Эта констатация относительного несовершенства души и ее здешнего бытия, связанного со временем, не приводит Плотина к нервозности, беспокойству, тревоге, томительной заботе или истерике потому, что здешнее бытие души он твердо соотносит с ее прикосновенностью к вечному — нашему подлинному отечеству. Он скорее недоумевает, почему происходит это ее падение; но как подлинный педагог он твердо знает о том, что возможность возвращения — всегда рядом.
И рассуждая о времени, и рассматривая проблему категорий, и выстраивая концепцию бессмертия души, Плотин спорит с Аристотелем. Эта постоянная полемика с Аристотелем была одной из ярких тенденций "ортодоксального" платонизма предшествующего периода (Евдор Александрийский, Плутарх Херонейский, Аттик). Но вместе с тем именно Плотин ввел в платонизм аристотелевскую концепцию двух материй, стал активно использовать аристотелевские понятия возможности и действительности (потенции и энергии) и, в частности, — использовать аристотелевские представления об уме как созерцании. Платонизм с его учением о примате созерцательной жизни естественным образом вбирает Аристотеля как свое достояние и помещает его мыслящий себя ум на определенной ступени, выше которой уже нет места созерцанию, но есть место странному опыту прикосновения к единому-благу и любви к нему.
"Видимый образ — только след того, что не имеет образа, и именно оно рождает видимый образ, а не образ — его, причем рождает его, когда подступит материя. А материя оказывается самым удаленным от него, поскольку она от себя самой не обладает ни одним даже из самых низших образов.
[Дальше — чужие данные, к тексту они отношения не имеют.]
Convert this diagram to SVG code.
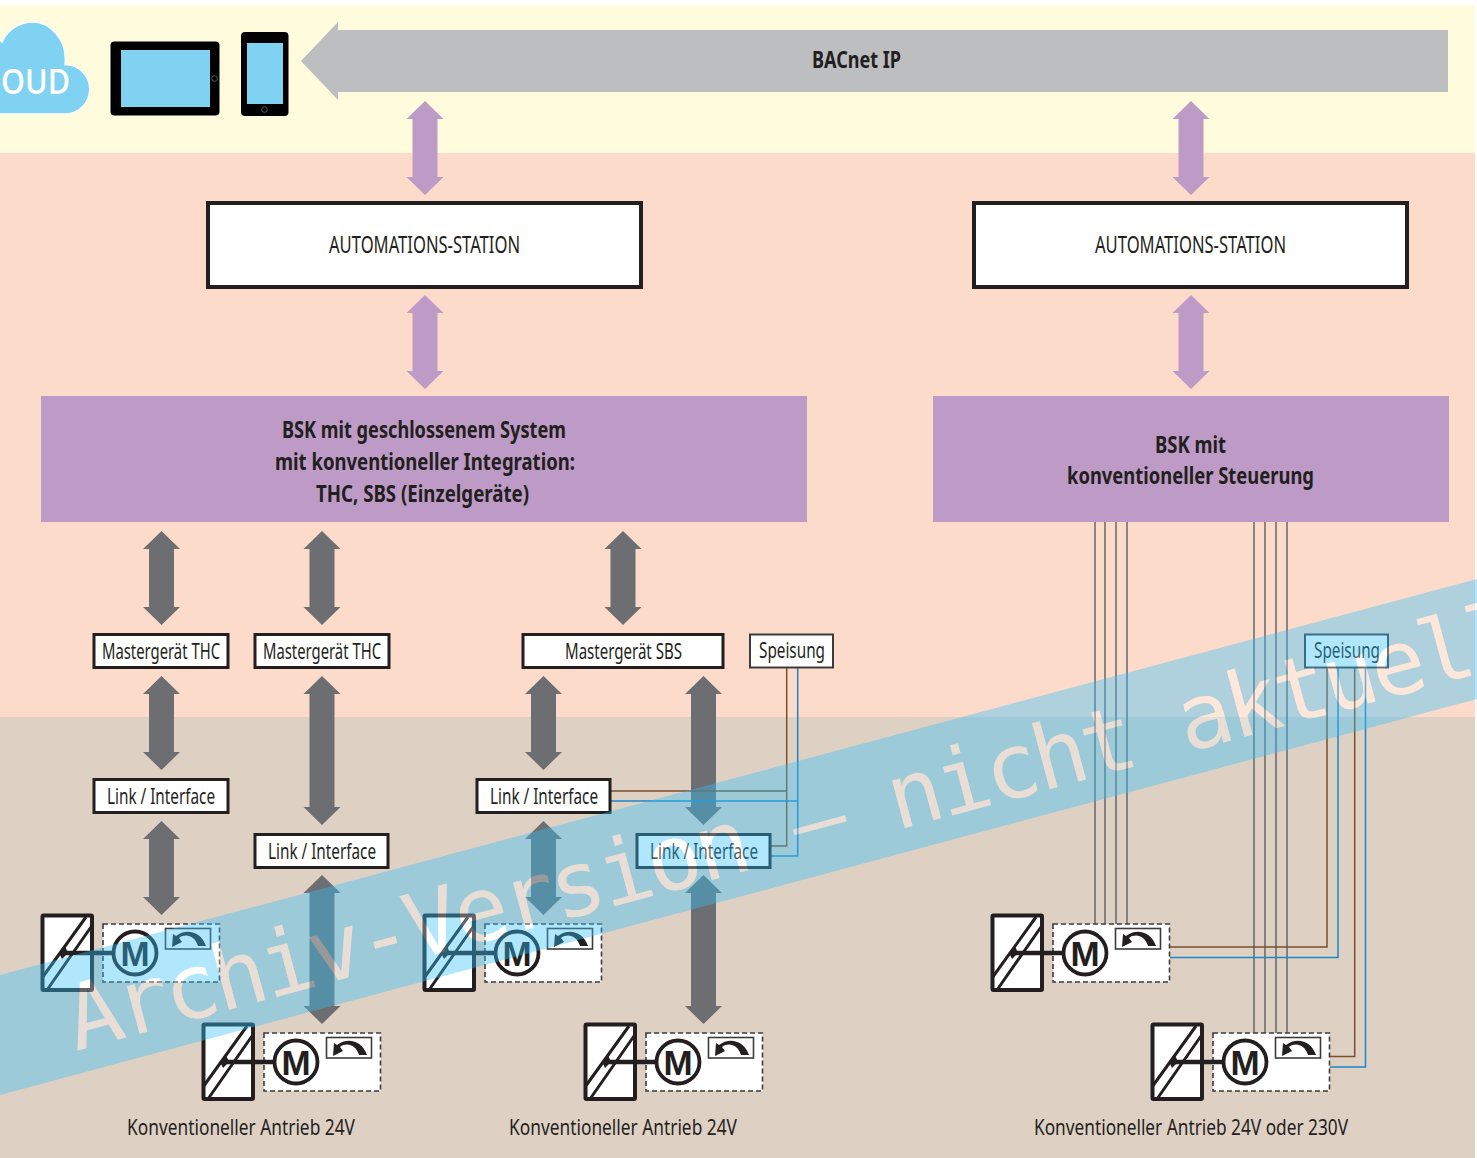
<svg xmlns="http://www.w3.org/2000/svg" xmlns:xlink="http://www.w3.org/1999/xlink" width="1477" height="1158" viewBox="0 0 1477 1158">
<style>
text{font-family:"Noto Sans","Liberation Sans",sans-serif;fill:#231f20;text-anchor:start}
.b{font-weight:700}
.s{font-size:22px}
.l{font-size:24px}
.box{fill:#fff;stroke:#231f20;stroke-width:3}
.thick{fill:#fff;stroke:#231f20;stroke-width:4}
.thin{fill:#fff;stroke:#3d3b3c;stroke-width:2}
.gray{fill:#6d6e71}
.pur{fill:#bd9bc6}
.wg{fill:none;stroke:#6d6e71;stroke-width:1.6}
.wb{fill:none;stroke:#7a4f2a;stroke-width:1.5}
.wl{fill:none;stroke:#1b87c9;stroke-width:1.5}
.m{font-family:"Liberation Sans",sans-serif;font-weight:700;font-size:35px;text-anchor:middle}
</style>
<defs>
<polygon id="da94" points="0,0 18.5,18 12.5,18 12.5,76 18.5,76 0,94 -18.5,76 -12.5,76 -12.5,18 -18.5,18"/>
<polygon id="da149" points="0,0 18.5,18 12.5,18 12.5,131 18.5,131 0,149 -18.5,131 -12.5,131 -12.5,18 -18.5,18"/>
<g id="act">
<rect x="42.500" y="915.500" width="49.500" height="74.500" rx="1" fill="#fff" stroke="#231f20" stroke-width="4"/>
<path d="M42 978L86 917M47 990L91 927" fill="none" stroke="#231f20" stroke-width="3"/>
<path d="M59 953L65 946L68 953L62 959Z" fill="#231f20"/>
<rect x="103" y="924" width="116.500" height="58" fill="#fff" stroke="#3d3b3c" stroke-width="1.600" stroke-dasharray="5 3"/>
<path d="M63 953H114" fill="none" stroke="#231f20" stroke-width="4.500"/>
<circle cx="135" cy="953" r="21.500" fill="#fff" stroke="#231f20" stroke-width="3.800"/>
<rect x="165.500" y="928.500" width="45" height="20.500" fill="#fff" stroke="#3d3b3c" stroke-width="1.600"/>
<path d="M206 946H198C195 936 186 933 179 938L182 942L172 947L173 934L176 936C186 928 201 931 206 946Z" fill="#231f20"/>
</g>
<g id="hit"><text id="wm" transform="translate(76 1051) rotate(-15.050)" font-size="90" letter-spacing="-4.200" style="font-family:'DejaVu Sans Mono',monospace;fill:inherit">Archiv-Version – nicht aktuell</text></g>
<mask id="cut" maskUnits="userSpaceOnUse" x="0" y="0" width="1477" height="1158"><rect width="1477" height="1158" fill="#fff"/><use xlink:href="#wm" href="#wm" fill="#000"/></mask>
</defs>

<g id="background">
<rect width="1477" height="1158" fill="#fff"/>
<rect y="5" width="1475" height="148" fill="#fffcdd"/>
<rect y="153" width="1475" height="564" fill="#fddbcb"/>
<rect y="717" width="1475" height="441" fill="#dfd0c4"/>
</g>

<g id="cloud">
<path d="M-2 114H65A24.500 24.500 0 0 0 65 64.500C68 40 50 22 33 22C18 22 7 31 2 42L-2 38Z" fill="#7fd2f1" stroke="#fff" stroke-width="1.500"/>
<text x="1" y="94" style="font-family:'Open Sans','Noto Sans',sans-serif;fill:#fff;font-size:34px;font-weight:600" textLength="69" lengthAdjust="spacingAndGlyphs">OUD</text>
</g>
<g id="tablet">
<rect x="110.500" y="41.500" width="109" height="74" rx="4" fill="#000"/>
<rect x="121" y="50" width="89" height="57" fill="#7fd2f1"/>
<circle cx="214.500" cy="78.500" r="2.800" fill="none" stroke="#58595b"/>
</g>
<g id="phone">
<rect x="241" y="32" width="47.500" height="84" rx="4" fill="#000"/>
<rect x="247" y="43" width="36" height="61" fill="#7fd2f1"/>
<circle cx="264.500" cy="109.500" r="2.800" fill="none" stroke="#58595b"/>
</g>
<g id="bacnet">
<polygon points="301,61 338,22 338,30 1448,30 1448,92 338,92 338,100" fill="#bcbec0"/>
<text class="l b" x="812" y="68" textLength="89" lengthAdjust="spacingAndGlyphs">BACnet IP</text>
</g>

<g id="connectors">
<use href="#da94" class="pur" x="425" y="101"/>
<use href="#da94" class="pur" x="425" y="295"/>
<use href="#da94" class="pur" x="1191" y="101"/>
<use href="#da94" class="pur" x="1191" y="295"/>
<use href="#da94" class="gray" x="161.500" y="531"/>
<use href="#da94" class="gray" x="322" y="531"/>
<use href="#da94" class="gray" x="623" y="531"/>
<use href="#da94" class="gray" x="161.500" y="676"/>
<use href="#da149" class="gray" x="322" y="676"/>
<use href="#da94" class="gray" x="543.500" y="676"/>
<use href="#da149" class="gray" x="703.500" y="676"/>
<use href="#da94" class="gray" x="161.500" y="821"/>
<use href="#da149" class="gray" x="322" y="875"/>
<use href="#da94" class="gray" x="543.500" y="821"/>
<use href="#da149" class="gray" x="703.500" y="875"/>
<path class="wb" d="M611 791H786.700M786.700 668V846H771"/>
<path class="wl" d="M611 801H797.700M797.700 668V856H771"/>
<path class="wg" d="M1095 522V924M1105 522V924M1116 522V924M1127 522V924M1254 522V1033M1265 522V1033M1276 522V1033M1287 522V1033"/>
<path class="wb" d="M1327 668V947H1170M1354.700 668V1056.500H1330"/>
<path class="wl" d="M1338 668V957.500H1170M1365.500 668V1067H1330"/>
</g>

<g id="as1"><rect class="thick" x="208" y="203" width="433" height="84"/><text class="l" x="329" y="253" textLength="191" lengthAdjust="spacingAndGlyphs">AUTOMATIONS-STATION</text></g>
<g id="as2"><rect class="thick" x="974" y="203" width="433" height="84"/><text class="l" x="1095" y="253" textLength="191" lengthAdjust="spacingAndGlyphs">AUTOMATIONS-STATION</text></g>
<g id="bsk1"><rect class="pur" x="41" y="396" width="766" height="126"/>
<text class="l b" x="282" y="438" textLength="284" lengthAdjust="spacingAndGlyphs">BSK mit geschlossenem System</text>
<text class="l b" x="275" y="470" textLength="300" lengthAdjust="spacingAndGlyphs">mit konventioneller Integration:</text>
<text class="l b" x="316" y="502" textLength="213" lengthAdjust="spacingAndGlyphs">THC, SBS (Einzelgeräte)</text></g>
<g id="bsk2"><rect class="pur" x="933" y="396" width="516" height="126"/>
<text class="l b" x="1155" y="453" textLength="71" lengthAdjust="spacingAndGlyphs">BSK mit</text>
<text class="l b" x="1067" y="484" textLength="247" lengthAdjust="spacingAndGlyphs">konventioneller Steuerung</text></g>

<g id="m1"><rect class="box" x="94" y="634.500" width="134" height="33"/><text class="s" x="102" y="659" textLength="118" lengthAdjust="spacingAndGlyphs">Mastergerät THC</text></g>
<g id="m2"><rect class="box" x="255" y="634.500" width="134" height="33"/><text class="s" x="263" y="659" textLength="118" lengthAdjust="spacingAndGlyphs">Mastergerät THC</text></g>
<g id="m3"><rect class="box" x="523" y="634.500" width="200" height="33"/><text class="s" x="565" y="659" textLength="117" lengthAdjust="spacingAndGlyphs">Mastergerät SBS</text></g>
<g id="sp1"><rect class="thin" x="750" y="634.500" width="83" height="33"/><text class="s" x="759" y="658" textLength="66" lengthAdjust="spacingAndGlyphs">Speisung</text></g>
<g id="sp2"><rect class="thin" x="1305" y="634.500" width="83" height="33"/><text class="s" x="1314" y="658" textLength="66" lengthAdjust="spacingAndGlyphs">Speisung</text></g>
<g id="l1"><rect class="box" x="94" y="779.500" width="134" height="33"/><text class="s" x="107" y="804" textLength="108" lengthAdjust="spacingAndGlyphs">Link / Interface</text></g>
<g id="l2"><rect class="box" x="255" y="834.500" width="133" height="33"/><text class="s" x="268" y="859" textLength="108" lengthAdjust="spacingAndGlyphs">Link / Interface</text></g>
<g id="l3"><rect class="box" x="477" y="779.500" width="133" height="33"/><text class="s" x="490" y="804" textLength="108" lengthAdjust="spacingAndGlyphs">Link / Interface</text></g>
<g id="l4"><rect class="box" x="637" y="834.500" width="133" height="33"/><text class="s" x="650" y="859" textLength="108" lengthAdjust="spacingAndGlyphs">Link / Interface</text></g>

<g id="a1"><use href="#act"/><text class="m" x="135" y="965.500">M</text></g>
<g id="a2" transform="translate(161 109)"><use href="#act"/><text class="m" x="135" y="965.500">M</text></g>
<g id="a3" transform="translate(382 0)"><use href="#act"/><text class="m" x="135" y="965.500">M</text></g>
<g id="a4" transform="translate(543 109)"><use href="#act"/><text class="m" x="135" y="965.500">M</text></g>
<g id="a5" transform="translate(950 0)"><use href="#act"/><text class="m" x="135" y="965.500">M</text></g>
<g id="a6" transform="translate(1110 109)"><use href="#act"/><text class="m" x="135" y="965.500">M</text></g>

<g id="captions">
<text class="s" x="127" y="1135" textLength="228" lengthAdjust="spacingAndGlyphs">Konventioneller Antrieb 24V</text>
<text class="s" x="509" y="1135" textLength="228" lengthAdjust="spacingAndGlyphs">Konventioneller Antrieb 24V</text>
<text class="s" x="1034" y="1135" textLength="314" lengthAdjust="spacingAndGlyphs">Konventioneller Antrieb 24V oder 230V</text>
</g>

<g id="watermark">
<polygon points="0,975 1477,579 1477,699 0,1095" fill="#33c0f9" fill-opacity=".39" mask="url(#cut)"/>
<use href="#wm" fill="#fff" fill-opacity=".3"/>
</g>
</svg>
Если же то, что вызывает любовь, — не материя, но оформленное благодаря виду, а вид в материи — от души, а душа — еще в большей степени вид и еще в большей степени вызывает любовь, а ум — еще в большей степени вид, чем она и еще в большей степени вызывает большую любовь, — то первую природу прекрасного следует считать лишенной вида. Поэтому не будем более удивлять-ся, ежели то, что вызывает столь томительную страсть, свободно даже от умопостигаемого образа...".